WHAT TO DO ▸
Starting at the line that contains "Rebuild this chart", reproduce each line exactly up to and including the line that contains "from matplotlib.patches import Rectangle". Reproduce nothing else.

Plotting code records:
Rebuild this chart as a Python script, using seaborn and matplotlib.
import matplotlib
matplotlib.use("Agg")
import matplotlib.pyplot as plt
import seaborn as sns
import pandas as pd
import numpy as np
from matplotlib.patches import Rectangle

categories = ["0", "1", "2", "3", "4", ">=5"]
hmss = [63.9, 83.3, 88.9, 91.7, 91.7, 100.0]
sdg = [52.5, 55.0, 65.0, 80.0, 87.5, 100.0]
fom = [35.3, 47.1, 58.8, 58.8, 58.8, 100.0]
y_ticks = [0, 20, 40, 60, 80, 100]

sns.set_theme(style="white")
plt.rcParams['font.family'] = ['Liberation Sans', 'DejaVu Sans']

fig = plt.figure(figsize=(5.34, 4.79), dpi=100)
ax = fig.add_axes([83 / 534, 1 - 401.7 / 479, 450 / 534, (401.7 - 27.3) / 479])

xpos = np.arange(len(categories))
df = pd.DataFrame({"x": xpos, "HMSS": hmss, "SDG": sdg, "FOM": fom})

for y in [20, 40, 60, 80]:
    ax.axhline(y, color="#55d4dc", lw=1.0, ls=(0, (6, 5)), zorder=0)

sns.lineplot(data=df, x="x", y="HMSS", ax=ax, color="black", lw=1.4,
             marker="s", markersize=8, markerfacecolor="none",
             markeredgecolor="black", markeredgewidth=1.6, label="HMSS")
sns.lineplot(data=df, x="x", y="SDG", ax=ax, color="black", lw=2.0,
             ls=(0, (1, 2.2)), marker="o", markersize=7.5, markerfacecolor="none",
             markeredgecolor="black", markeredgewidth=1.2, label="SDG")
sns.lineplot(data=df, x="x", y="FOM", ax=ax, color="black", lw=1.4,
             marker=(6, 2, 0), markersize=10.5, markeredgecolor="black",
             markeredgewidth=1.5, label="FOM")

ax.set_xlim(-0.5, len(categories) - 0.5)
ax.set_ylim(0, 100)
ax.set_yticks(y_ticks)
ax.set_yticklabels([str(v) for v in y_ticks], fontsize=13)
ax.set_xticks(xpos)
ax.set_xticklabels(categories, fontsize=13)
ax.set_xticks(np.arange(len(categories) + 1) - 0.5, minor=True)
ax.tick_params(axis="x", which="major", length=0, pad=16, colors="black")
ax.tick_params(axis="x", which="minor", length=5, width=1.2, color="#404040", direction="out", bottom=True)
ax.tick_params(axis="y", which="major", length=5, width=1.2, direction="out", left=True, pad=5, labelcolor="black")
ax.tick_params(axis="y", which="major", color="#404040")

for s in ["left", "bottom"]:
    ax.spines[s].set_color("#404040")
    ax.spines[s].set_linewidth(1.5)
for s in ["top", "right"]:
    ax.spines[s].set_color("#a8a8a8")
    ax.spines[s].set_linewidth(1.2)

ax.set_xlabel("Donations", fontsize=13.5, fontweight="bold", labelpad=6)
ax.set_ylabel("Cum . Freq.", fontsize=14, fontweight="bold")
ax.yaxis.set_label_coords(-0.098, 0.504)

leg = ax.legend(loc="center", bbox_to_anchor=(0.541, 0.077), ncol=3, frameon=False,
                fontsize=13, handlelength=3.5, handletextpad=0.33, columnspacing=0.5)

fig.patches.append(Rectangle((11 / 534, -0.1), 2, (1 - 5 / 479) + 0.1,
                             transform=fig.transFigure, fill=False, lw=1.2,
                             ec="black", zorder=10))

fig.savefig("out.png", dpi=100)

* * *

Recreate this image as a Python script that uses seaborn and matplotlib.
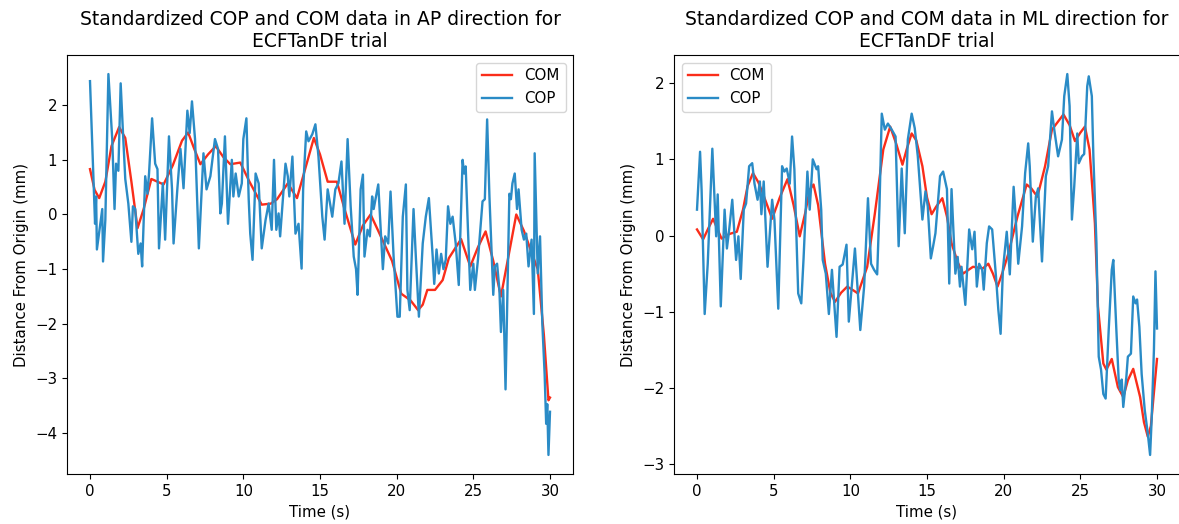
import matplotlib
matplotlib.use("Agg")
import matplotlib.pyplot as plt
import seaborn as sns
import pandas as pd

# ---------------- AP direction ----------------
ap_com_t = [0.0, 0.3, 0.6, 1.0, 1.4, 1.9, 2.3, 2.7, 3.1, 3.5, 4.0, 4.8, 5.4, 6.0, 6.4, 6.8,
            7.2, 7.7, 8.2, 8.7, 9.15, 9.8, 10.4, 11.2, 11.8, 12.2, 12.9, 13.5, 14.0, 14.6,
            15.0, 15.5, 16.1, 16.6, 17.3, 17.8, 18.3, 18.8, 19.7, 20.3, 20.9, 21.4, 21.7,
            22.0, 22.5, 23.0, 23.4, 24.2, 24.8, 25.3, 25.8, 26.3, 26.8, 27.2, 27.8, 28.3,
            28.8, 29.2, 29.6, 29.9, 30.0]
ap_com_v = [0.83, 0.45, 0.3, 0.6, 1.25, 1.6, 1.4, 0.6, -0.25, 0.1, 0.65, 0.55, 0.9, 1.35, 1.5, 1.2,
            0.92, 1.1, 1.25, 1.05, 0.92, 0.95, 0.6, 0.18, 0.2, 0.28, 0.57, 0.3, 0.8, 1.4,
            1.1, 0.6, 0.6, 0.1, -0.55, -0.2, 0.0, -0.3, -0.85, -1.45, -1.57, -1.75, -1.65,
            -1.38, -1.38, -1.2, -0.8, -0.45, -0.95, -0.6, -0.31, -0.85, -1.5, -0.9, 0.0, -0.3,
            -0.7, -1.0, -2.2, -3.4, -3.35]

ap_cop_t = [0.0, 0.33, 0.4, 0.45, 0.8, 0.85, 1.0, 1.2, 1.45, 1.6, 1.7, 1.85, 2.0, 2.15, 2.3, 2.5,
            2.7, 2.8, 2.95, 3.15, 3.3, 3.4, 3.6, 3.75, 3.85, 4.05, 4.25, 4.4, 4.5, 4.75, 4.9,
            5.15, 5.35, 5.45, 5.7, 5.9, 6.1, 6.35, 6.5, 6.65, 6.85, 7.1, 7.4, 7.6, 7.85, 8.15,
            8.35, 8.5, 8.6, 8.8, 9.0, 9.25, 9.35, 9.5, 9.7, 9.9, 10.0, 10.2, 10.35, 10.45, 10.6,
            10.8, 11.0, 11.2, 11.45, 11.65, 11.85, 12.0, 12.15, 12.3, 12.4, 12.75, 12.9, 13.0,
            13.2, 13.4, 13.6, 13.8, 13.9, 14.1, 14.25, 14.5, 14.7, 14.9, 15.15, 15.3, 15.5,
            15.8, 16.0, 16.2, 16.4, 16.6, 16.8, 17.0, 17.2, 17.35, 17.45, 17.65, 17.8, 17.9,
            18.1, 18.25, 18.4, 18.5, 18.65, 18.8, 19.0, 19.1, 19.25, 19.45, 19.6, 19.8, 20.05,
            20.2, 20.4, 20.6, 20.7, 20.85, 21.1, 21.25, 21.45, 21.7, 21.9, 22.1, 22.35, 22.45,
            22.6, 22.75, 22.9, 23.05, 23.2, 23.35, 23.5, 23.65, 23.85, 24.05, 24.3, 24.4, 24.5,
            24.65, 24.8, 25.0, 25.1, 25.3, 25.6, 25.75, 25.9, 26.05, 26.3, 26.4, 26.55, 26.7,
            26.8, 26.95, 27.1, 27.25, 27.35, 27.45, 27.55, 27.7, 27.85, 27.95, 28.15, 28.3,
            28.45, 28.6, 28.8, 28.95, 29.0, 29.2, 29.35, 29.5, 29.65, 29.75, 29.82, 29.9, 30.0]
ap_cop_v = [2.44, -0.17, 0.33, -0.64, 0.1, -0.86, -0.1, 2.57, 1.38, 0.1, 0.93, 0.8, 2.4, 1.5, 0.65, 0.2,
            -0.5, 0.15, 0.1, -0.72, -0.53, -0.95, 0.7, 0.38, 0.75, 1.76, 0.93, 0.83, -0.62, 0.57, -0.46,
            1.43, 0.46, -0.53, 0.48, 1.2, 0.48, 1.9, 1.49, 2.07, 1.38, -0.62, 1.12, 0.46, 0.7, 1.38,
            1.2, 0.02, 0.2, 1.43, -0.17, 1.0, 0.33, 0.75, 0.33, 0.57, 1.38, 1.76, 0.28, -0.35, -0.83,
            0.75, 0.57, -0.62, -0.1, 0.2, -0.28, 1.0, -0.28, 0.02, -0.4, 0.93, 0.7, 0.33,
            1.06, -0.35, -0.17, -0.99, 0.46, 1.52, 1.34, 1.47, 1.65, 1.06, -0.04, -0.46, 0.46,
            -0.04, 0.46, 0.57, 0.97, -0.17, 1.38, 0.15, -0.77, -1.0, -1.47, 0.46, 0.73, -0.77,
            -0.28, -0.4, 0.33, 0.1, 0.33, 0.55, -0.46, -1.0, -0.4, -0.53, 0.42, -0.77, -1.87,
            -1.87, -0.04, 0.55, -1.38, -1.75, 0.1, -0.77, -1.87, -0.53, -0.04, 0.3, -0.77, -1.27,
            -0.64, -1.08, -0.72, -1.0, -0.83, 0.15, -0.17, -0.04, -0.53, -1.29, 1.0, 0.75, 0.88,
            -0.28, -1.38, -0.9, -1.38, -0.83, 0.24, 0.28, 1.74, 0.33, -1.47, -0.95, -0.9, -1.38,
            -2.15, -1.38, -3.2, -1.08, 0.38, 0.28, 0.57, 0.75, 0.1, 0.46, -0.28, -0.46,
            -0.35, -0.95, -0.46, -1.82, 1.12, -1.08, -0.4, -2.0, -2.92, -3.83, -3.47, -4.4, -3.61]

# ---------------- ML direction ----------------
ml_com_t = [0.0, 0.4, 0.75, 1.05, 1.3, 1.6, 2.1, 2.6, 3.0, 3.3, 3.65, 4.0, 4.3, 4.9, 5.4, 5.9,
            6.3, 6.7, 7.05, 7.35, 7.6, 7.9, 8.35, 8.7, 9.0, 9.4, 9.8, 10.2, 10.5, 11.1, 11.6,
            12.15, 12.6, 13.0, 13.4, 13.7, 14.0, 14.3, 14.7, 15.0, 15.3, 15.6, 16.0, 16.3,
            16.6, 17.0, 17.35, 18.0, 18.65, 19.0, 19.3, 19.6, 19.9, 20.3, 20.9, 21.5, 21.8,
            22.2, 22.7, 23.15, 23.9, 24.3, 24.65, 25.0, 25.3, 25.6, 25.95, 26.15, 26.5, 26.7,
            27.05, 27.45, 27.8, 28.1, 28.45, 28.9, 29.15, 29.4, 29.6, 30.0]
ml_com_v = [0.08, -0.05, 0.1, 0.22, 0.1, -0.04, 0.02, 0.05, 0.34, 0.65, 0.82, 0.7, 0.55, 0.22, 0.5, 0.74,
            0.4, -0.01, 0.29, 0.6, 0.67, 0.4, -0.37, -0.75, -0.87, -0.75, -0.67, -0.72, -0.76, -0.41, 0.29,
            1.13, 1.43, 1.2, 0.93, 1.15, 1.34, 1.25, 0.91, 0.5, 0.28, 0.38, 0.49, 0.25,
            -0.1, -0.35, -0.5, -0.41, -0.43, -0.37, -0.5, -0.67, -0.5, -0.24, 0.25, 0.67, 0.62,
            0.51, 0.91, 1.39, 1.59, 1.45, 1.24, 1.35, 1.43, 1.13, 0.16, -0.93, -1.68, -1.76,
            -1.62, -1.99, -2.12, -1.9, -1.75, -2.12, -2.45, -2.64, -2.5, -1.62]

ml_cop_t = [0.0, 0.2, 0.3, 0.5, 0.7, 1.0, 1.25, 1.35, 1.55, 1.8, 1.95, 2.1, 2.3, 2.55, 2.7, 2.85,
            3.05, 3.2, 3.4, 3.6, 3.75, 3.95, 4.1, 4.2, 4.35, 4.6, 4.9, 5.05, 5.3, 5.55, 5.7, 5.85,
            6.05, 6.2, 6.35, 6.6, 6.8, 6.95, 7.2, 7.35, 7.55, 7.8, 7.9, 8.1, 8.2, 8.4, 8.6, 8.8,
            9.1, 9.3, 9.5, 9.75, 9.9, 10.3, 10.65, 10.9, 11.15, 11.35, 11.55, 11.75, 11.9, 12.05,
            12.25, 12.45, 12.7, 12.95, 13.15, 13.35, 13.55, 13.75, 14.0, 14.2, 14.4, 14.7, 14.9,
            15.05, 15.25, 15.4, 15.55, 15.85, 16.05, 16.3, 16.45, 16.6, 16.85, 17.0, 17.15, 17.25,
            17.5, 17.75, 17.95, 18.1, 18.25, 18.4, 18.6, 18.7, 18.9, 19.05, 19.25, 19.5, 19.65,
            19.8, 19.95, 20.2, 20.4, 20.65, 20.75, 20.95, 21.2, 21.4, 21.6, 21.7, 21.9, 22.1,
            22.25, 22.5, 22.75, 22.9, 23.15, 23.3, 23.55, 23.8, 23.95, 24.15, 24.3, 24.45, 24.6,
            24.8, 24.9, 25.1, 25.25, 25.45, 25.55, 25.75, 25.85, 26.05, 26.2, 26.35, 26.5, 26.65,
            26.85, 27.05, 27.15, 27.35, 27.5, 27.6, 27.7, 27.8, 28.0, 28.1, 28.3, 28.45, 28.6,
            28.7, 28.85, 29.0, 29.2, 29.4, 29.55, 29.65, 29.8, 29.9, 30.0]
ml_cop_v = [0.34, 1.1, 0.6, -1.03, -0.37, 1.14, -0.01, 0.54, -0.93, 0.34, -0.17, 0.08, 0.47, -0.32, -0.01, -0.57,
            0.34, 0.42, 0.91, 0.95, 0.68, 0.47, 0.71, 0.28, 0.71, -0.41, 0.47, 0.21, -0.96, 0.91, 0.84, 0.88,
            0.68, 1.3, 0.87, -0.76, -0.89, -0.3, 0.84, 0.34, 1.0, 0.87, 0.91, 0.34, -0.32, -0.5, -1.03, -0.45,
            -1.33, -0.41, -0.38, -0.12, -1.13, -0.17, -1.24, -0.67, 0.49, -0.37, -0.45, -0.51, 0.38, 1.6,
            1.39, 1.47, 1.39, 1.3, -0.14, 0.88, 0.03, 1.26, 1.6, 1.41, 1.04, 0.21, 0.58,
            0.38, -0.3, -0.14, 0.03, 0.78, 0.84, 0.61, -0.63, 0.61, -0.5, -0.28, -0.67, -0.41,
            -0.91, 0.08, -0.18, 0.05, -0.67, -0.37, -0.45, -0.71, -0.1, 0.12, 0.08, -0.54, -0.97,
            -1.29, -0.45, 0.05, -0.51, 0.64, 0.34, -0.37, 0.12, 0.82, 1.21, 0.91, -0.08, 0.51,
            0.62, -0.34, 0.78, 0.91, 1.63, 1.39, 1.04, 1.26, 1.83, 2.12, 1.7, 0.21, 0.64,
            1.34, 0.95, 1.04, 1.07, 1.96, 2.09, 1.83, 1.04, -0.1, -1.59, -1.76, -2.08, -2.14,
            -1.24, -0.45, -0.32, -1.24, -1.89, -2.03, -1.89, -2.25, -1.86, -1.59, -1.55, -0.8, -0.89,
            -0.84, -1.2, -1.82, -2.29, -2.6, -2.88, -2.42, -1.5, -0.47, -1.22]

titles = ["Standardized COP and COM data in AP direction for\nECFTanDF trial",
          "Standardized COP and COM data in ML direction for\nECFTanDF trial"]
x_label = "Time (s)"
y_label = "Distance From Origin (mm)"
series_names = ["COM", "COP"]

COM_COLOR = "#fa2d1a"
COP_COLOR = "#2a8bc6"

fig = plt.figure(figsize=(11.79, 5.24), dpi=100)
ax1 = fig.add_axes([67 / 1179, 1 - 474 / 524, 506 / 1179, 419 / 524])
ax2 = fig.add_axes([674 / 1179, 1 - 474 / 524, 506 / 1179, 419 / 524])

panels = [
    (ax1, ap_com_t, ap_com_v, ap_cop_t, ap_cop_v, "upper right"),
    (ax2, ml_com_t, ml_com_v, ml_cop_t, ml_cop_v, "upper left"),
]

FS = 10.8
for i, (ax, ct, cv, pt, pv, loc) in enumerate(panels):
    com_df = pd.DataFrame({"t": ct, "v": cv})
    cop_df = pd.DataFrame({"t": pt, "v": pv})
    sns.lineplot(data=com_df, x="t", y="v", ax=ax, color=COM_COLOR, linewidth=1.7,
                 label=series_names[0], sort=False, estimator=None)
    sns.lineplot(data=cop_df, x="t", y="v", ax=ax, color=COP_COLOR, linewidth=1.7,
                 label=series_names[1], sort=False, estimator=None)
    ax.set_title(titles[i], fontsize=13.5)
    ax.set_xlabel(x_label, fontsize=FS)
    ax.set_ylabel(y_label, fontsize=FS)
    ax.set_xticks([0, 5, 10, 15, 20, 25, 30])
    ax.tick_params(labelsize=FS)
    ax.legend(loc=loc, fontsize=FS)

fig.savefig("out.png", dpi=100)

EXPECTED ANSWER ▸
Rebuild this chart as a Python script, using seaborn and matplotlib.
import matplotlib
matplotlib.use("Agg")
import matplotlib.pyplot as plt
import seaborn as sns
import pandas as pd
import numpy as np
from matplotlib.patches import Rectangle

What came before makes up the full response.